Trying to get my daughter to after school clubs and keep the house clean and do the school run and all the washing, I just feel like everything is falling apart.

I am spending no t

OP posts:
HippeePrincess · 15/02/2022 16:59

It's normal to a point, however I was a single parent to two (started when my youngest was 2 and I had no childcare outside of college hours at one point) completed an access and a 3 year degree with full time placements. I finished my dissertation half way through working my final placement so it can be done. You need to work smarter, not harder/longer. You also need to set time boundaries, I could have researched and refined for weeks but you don't have the time so you ultimately just have to start (and finish) writing it.
Your child is in school, and you only work 2 short shifts a week, why aren't you making your lectures?
It's a bit stressful and yes, I wrote most of my work between the hours of 7/8pm and 2am because that's when my kids were asleep, but it is doable.

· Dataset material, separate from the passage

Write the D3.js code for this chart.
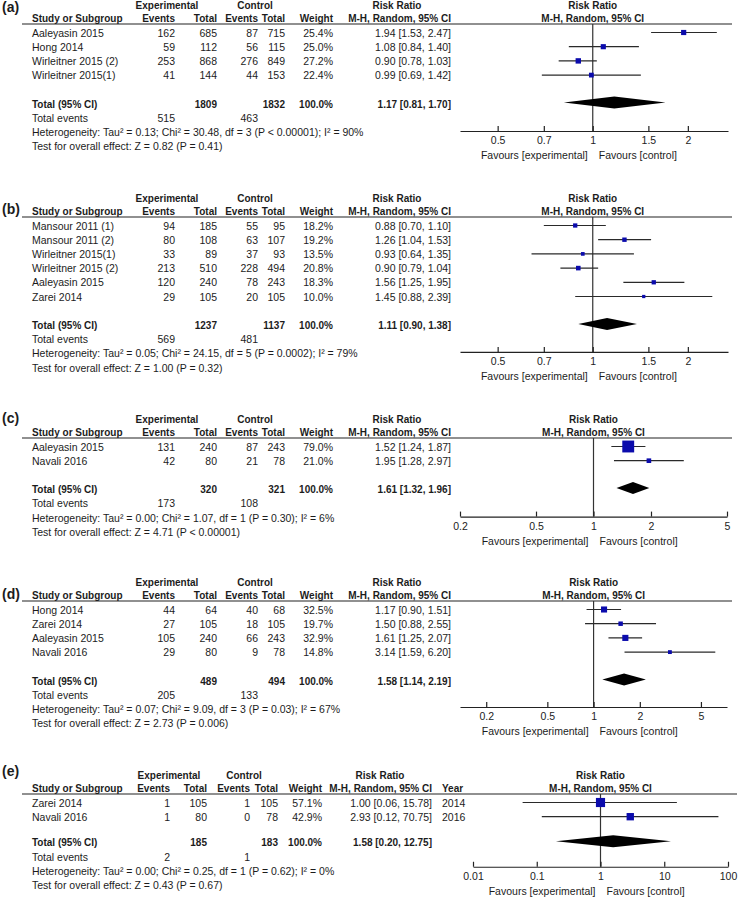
<!DOCTYPE html>
<html>
<head>
<meta charset="utf-8">
<script src="https://cdnjs.cloudflare.com/ajax/libs/d3/7.8.5/d3.min.js"></script>
<style>
    body { margin: 0; background: #fff; }
    svg text { font-family: "Liberation Sans", Arial, sans-serif; font-size: 10.5px; fill: #1c1c1c; }
    svg text.b { font-weight: bold; font-size: 10px; }
</style>
</head>
<body>
<svg id="chart" width="738" height="897"></svg>
<script>
// (a)
var namesA = ["Aaleyasin 2015", "Hong 2014", "Wirleitner 2015 (2)", "Wirleitner 2015(1)"];
var expEventsA = [162, 59, 253, 41];
var expTotalA = [685, 112, 868, 144];
var ctlEventsA = [87, 56, 276, 44];
var ctlTotalA = [715, 115, 849, 153];
var weightA = [25.4, 25.0, 27.2, 22.4];
var rrA = [1.94, 1.08, 0.90, 0.99];
var loA = [1.53, 0.84, 0.78, 0.69];
var hiA = [2.47, 1.40, 1.03, 1.42];
var totalA = [1809, 1832, 515, 463];         // exp total, ctl total, exp events, ctl events
var pooledA = [1.17, 0.81, 1.70];
var hetA = "Heterogeneity: Tau² = 0.13; Chi² = 30.48, df = 3 (P < 0.00001); I² = 90%";
var testA = "Test for overall effect: Z = 0.82 (P = 0.41)";
var ticksA = [0.5, 0.7, 1, 1.5, 2];

// (b)
var namesB = ["Mansour 2011 (1)", "Mansour 2011 (2)", "Wirleitner 2015(1)", "Wirleitner 2015 (2)", "Aaleyasin 2015", "Zarei 2014"];
var expEventsB = [94, 80, 33, 213, 120, 29];
var expTotalB = [185, 108, 89, 510, 240, 105];
var ctlEventsB = [55, 63, 37, 228, 78, 20];
var ctlTotalB = [95, 107, 93, 494, 243, 105];
var weightB = [18.2, 19.2, 13.5, 20.8, 18.3, 10.0];
var rrB = [0.88, 1.26, 0.93, 0.90, 1.56, 1.45];
var loB = [0.70, 1.04, 0.64, 0.79, 1.25, 0.88];
var hiB = [1.10, 1.53, 1.35, 1.04, 1.95, 2.39];
var totalB = [1237, 1137, 569, 481];
var pooledB = [1.11, 0.90, 1.38];
var hetB = "Heterogeneity: Tau² = 0.05; Chi² = 24.15, df = 5 (P = 0.0002); I² = 79%";
var testB = "Test for overall effect: Z = 1.00 (P = 0.32)";
var ticksB = [0.5, 0.7, 1, 1.5, 2];

// (c)
var namesC = ["Aaleyasin 2015", "Navali 2016"];
var expEventsC = [131, 42];
var expTotalC = [240, 80];
var ctlEventsC = [87, 21];
var ctlTotalC = [243, 78];
var weightC = [79.0, 21.0];
var rrC = [1.52, 1.95];
var loC = [1.24, 1.28];
var hiC = [1.87, 2.97];
var totalC = [320, 321, 173, 108];
var pooledC = [1.61, 1.32, 1.96];
var hetC = "Heterogeneity: Tau² = 0.00; Chi² = 1.07, df = 1 (P = 0.30); I² = 6%";
var testC = "Test for overall effect: Z = 4.71 (P < 0.00001)";
var ticksC = [0.2, 0.5, 1, 2, 5];

// (d)
var namesD = ["Hong 2014", "Zarei 2014", "Aaleyasin 2015", "Navali 2016"];
var expEventsD = [44, 27, 105, 29];
var expTotalD = [64, 105, 240, 80];
var ctlEventsD = [40, 18, 66, 9];
var ctlTotalD = [68, 105, 243, 78];
var weightD = [32.5, 19.7, 32.9, 14.8];
var rrD = [1.17, 1.50, 1.61, 3.14];
var loD = [0.90, 0.88, 1.25, 1.59];
var hiD = [1.51, 2.55, 2.07, 6.20];
var totalD = [489, 494, 205, 133];
var pooledD = [1.58, 1.14, 2.19];
var hetD = "Heterogeneity: Tau² = 0.07; Chi² = 9.09, df = 3 (P = 0.03); I² = 67%";
var testD = "Test for overall effect: Z = 2.73 (P = 0.006)";
var ticksD = [0.2, 0.5, 1, 2, 5];

// (e)
var namesE = ["Zarei 2014", "Navali 2016"];
var expEventsE = [1, 1];
var expTotalE = [105, 80];
var ctlEventsE = [1, 0];
var ctlTotalE = [105, 78];
var weightE = [57.1, 42.9];
var rrE = [1.00, 2.93];
var loE = [0.06, 0.12];
var hiE = [15.78, 70.75];
var yearsE = [2014, 2016];
var totalE = [185, 183, 2, 1];
var pooledE = [1.58, 0.20, 12.75];
var hetE = "Heterogeneity: Tau² = 0.00; Chi² = 0.25, df = 1 (P = 0.62); I² = 0%";
var testE = "Test for overall effect: Z = 0.43 (P = 0.67)";
var ticksE = [0.01, 0.1, 1, 10, 100];

function makePanel(label, names, ee, et, ce, ct, w, rr, lo, hi, tot, pooled, het, test, ticks, years) {
    return {
        label: label, het: het, test: test, ticks: ticks, tot: tot, pooled: pooled,
        rows: names.map(function(n, i) {
            return { name: n, ee: ee[i], et: et[i], ce: ce[i], ct: ct[i], w: w[i],
                     rr: rr[i], lo: lo[i], hi: hi[i], year: years ? years[i] : null };
        }),
        hasYear: !!years
    };
}

var panels = [
    makePanel("(a)", namesA, expEventsA, expTotalA, ctlEventsA, ctlTotalA, weightA, rrA, loA, hiA, totalA, pooledA, hetA, testA, ticksA),
    makePanel("(b)", namesB, expEventsB, expTotalB, ctlEventsB, ctlTotalB, weightB, rrB, loB, hiB, totalB, pooledB, hetB, testB, ticksB),
    makePanel("(c)", namesC, expEventsC, expTotalC, ctlEventsC, ctlTotalC, weightC, rrC, loC, hiC, totalC, pooledC, hetC, testC, ticksC),
    makePanel("(d)", namesD, expEventsD, expTotalD, ctlEventsD, ctlTotalD, weightD, rrD, loD, hiD, totalD, pooledD, hetD, testD, ticksD),
    makePanel("(e)", namesE, expEventsE, expTotalE, ctlEventsE, ctlTotalE, weightE, rrE, loE, hiE, totalE, pooledE, hetE, testE, ticksE, yearsE)
];

// layout of each panel: header rule y, label offset, gap before total row, axis gap, forest scale
var layouts = [
    { line: 24,  labelDy: -17,  gap: 2,   axisGap: 27,   domain: [0.38, 2.68],  range: [460, 728], ruleEnd: 732 },
    { line: 217, labelDy: -8,   gap: 2,   axisGap: 26.5, domain: [0.38, 2.68],  range: [460, 728], ruleEnd: 732 },
    { line: 438, labelDy: -20,  gap: 2,   axisGap: 27,   domain: [0.2, 5],      range: [460, 727], ruleEnd: 732 },
    { line: 601, labelDy: -7,   gap: 2,   axisGap: 26,   domain: [0.135, 7.39], range: [460, 727], ruleEnd: 732 },
    { line: 794, labelDy: -23,  gap: 1.8, axisGap: 24,   domain: [0.01, 100],   range: [473, 728], ruleEnd: 737 }
];

var colsStd = { study: 32, ee: 175, et: 217, ce: 258, ct: 285, w: 333, rr: 451, exp: 167, ctl: 255, rrHead: 397 };
var colsYear = { study: 32, ee: 170, et: 207, ce: 250, ct: 278, w: 322, rr: 432, exp: 169, ctl: 244, rrHead: 380, year: 442 };

var svg = d3.select("#chart");
var rowH = 14.2;
var f2 = d3.format(".2f"), f1 = d3.format(".1f");
var boxSize = d3.scaleLinear().domain([0, 80]).range([2, 12]);

function txt(g, x, y, s, anchor, bold) {
    return g.append("text")
        .attr("class", bold ? "b" : null)
        .attr("x", x).attr("y", y).attr("dy", "0.35em")
        .attr("text-anchor", anchor || "start")
        .text(s);
}

function ciText(r, lo, hi) {
    return f2(r) + " [" + f2(lo) + ", " + f2(hi) + "]";
}

function drawPanel(p, lay) {
    var g = svg.append("g");
    var c = p.hasYear ? colsYear : colsStd;
    var x = d3.scaleLog().domain(lay.domain).range(lay.range);
    var lineY = lay.line;
    var rowY = function(i) { return lineY + 9 + i * rowH; };
    var n = p.rows.length;
    var totalY = rowY(n - 1) + rowH * lay.gap;
    var axisY = totalY + lay.axisGap;

    g.append("text")
        .attr("x", 2).attr("y", lineY + lay.labelDy).attr("dy", "0.35em")
        .style("font-weight", "bold").style("font-size", "14px")
        .text(p.label);

    // headers
    var h1 = lineY - 18.5, h2 = lineY - 6;
    txt(g, c.exp, h1, "Experimental", "middle", true);
    txt(g, c.ctl, h1, "Control", "middle", true);
    txt(g, c.rrHead, h1, "Risk Ratio", "middle", true);
    txt(g, x(1), h1, "Risk Ratio", "middle", true);
    txt(g, c.study, h2, "Study or Subgroup", "start", true);
    txt(g, c.ee, h2, "Events", "end", true);
    txt(g, c.et, h2, "Total", "end", true);
    txt(g, c.ce, h2, "Events", "end", true);
    txt(g, c.ct, h2, "Total", "end", true);
    txt(g, c.w, h2, "Weight", "end", true);
    txt(g, c.rr, h2, "M-H, Random, 95% CI", "end", true);
    if (p.hasYear) txt(g, c.year, h2, "Year", "start", true);
    txt(g, x(1), h2, "M-H, Random, 95% CI", "middle", true);

    g.append("line")
        .attr("x1", 22).attr("x2", lay.ruleEnd)
        .attr("y1", lineY).attr("y2", lineY)
        .attr("stroke", "#222").attr("stroke-width", 1.2);

    // study rows
    p.rows.forEach(function(r, i) {
        var y = rowY(i);
        txt(g, c.study, y, r.name);
        txt(g, c.ee, y, r.ee, "end");
        txt(g, c.et, y, r.et, "end");
        txt(g, c.ce, y, r.ce, "end");
        txt(g, c.ct, y, r.ct, "end");
        txt(g, c.w, y, f1(r.w) + "%", "end");
        txt(g, c.rr, y, ciText(r.rr, r.lo, r.hi), "end");
        if (p.hasYear) txt(g, c.year, y, r.year);
    });

    // total rows
    txt(g, c.study, totalY, "Total (95% CI)", "start", true);
    txt(g, c.et, totalY, p.tot[0], "end", true);
    txt(g, c.ct, totalY, p.tot[1], "end", true);
    txt(g, c.w, totalY, "100.0%", "end", true);
    txt(g, c.rr, totalY, ciText(p.pooled[0], p.pooled[1], p.pooled[2]), "end", true);
    txt(g, c.study, totalY + rowH, "Total events");
    txt(g, c.ee, totalY + rowH, p.tot[2], "end");
    txt(g, c.ce, totalY + rowH, p.tot[3], "end");
    txt(g, c.study, totalY + rowH * 2, p.het);
    txt(g, c.study, totalY + rowH * 3, p.test);

    // line of no effect
    g.append("line")
        .attr("x1", x(1)).attr("x2", x(1))
        .attr("y1", lineY).attr("y2", axisY)
        .attr("stroke", "#333").attr("stroke-width", 1.2);

    // CIs and boxes
    g.selectAll(".ci").data(p.rows).enter().append("line")
        .attr("x1", function(d) { return x(d.lo); })
        .attr("x2", function(d) { return x(d.hi); })
        .attr("y1", function(d, i) { return rowY(i) - 0.5; })
        .attr("y2", function(d, i) { return rowY(i) - 0.5; })
        .attr("stroke", "#2a2a2a").attr("stroke-width", 1.2);

    g.selectAll(".box").data(p.rows).enter().append("rect")
        .attr("x", function(d) { return x(d.rr) - boxSize(d.w) / 2; })
        .attr("y", function(d, i) { return rowY(i) - 0.5 - boxSize(d.w) / 2; })
        .attr("width", function(d) { return boxSize(d.w); })
        .attr("height", function(d) { return boxSize(d.w); })
        .attr("fill", "#0b0bac");

    var dy = totalY - 1.5;
    g.append("path")
        .attr("d", "M" + x(p.pooled[1]) + "," + dy +
                   "L" + x(p.pooled[0]) + "," + (dy - 6) +
                   "L" + x(p.pooled[2]) + "," + dy +
                   "L" + x(p.pooled[0]) + "," + (dy + 6) + "Z")
        .attr("fill", "#000");

    // axis
    var axis = g.append("g")
        .attr("transform", "translate(0," + axisY + ")")
        .call(d3.axisBottom(x).tickValues(p.ticks).tickFormat(String)
            .tickSizeInner(-5).tickSizeOuter(0).tickPadding(6));
    axis.select(".domain").attr("stroke", "#222").attr("stroke-width", 1.2);
    axis.selectAll(".tick line").attr("stroke", "#222").attr("stroke-width", 1.2);
    axis.selectAll(".tick text").attr("fill", "#1c1c1c");

    txt(g, x(1) - 5, axisY + 24.5, "Favours [experimental]", "end");
    txt(g, x(1) + 6, axisY + 24.5, "Favours [control]", "start");
}

panels.forEach(function(p, i) { drawPanel(p, layouts[i]); });
</script>
</body>
</html>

Mushrooms0up · 15/02/2022 17:03

Can you post a typical day? I found it really helped me if I treated university like a proper work day.

So I would work 9am - 5pm in the library and go home. If it wasn’t done in that time it wasn’t done. It really cut down my procrastinating and meant I could properly switch off in the evenings.

umbel · 15/02/2022 17:21

Sounds like you have a lot on. As a quick fix, can you pay for someone to transcribe your interview data? It is hugely time consuming, but not all that pricey to pay an audio typist to do it. My uni has a preferred supplier.

Longer term, if you are set for a career in academia, you need to find a way to accept that it never all gets done, and you need to walk away from it each evening for your own health. There is such pressure to work insane hours, but don’t get sucked in. Having a kid means you will never be able to win at that competition, but you don’t need to; just find mentors who see your worth and who understand life is not one-dimensional.

It sounds like you are in a bit of a panic at the moment and need to take a step back somehow and regroup. Don’t take on too much. Everything you say ‘yes’ to, means you have to say no to something else. What will that thing be? Eating? Spending time with your kid? You’ll get there. You can do this.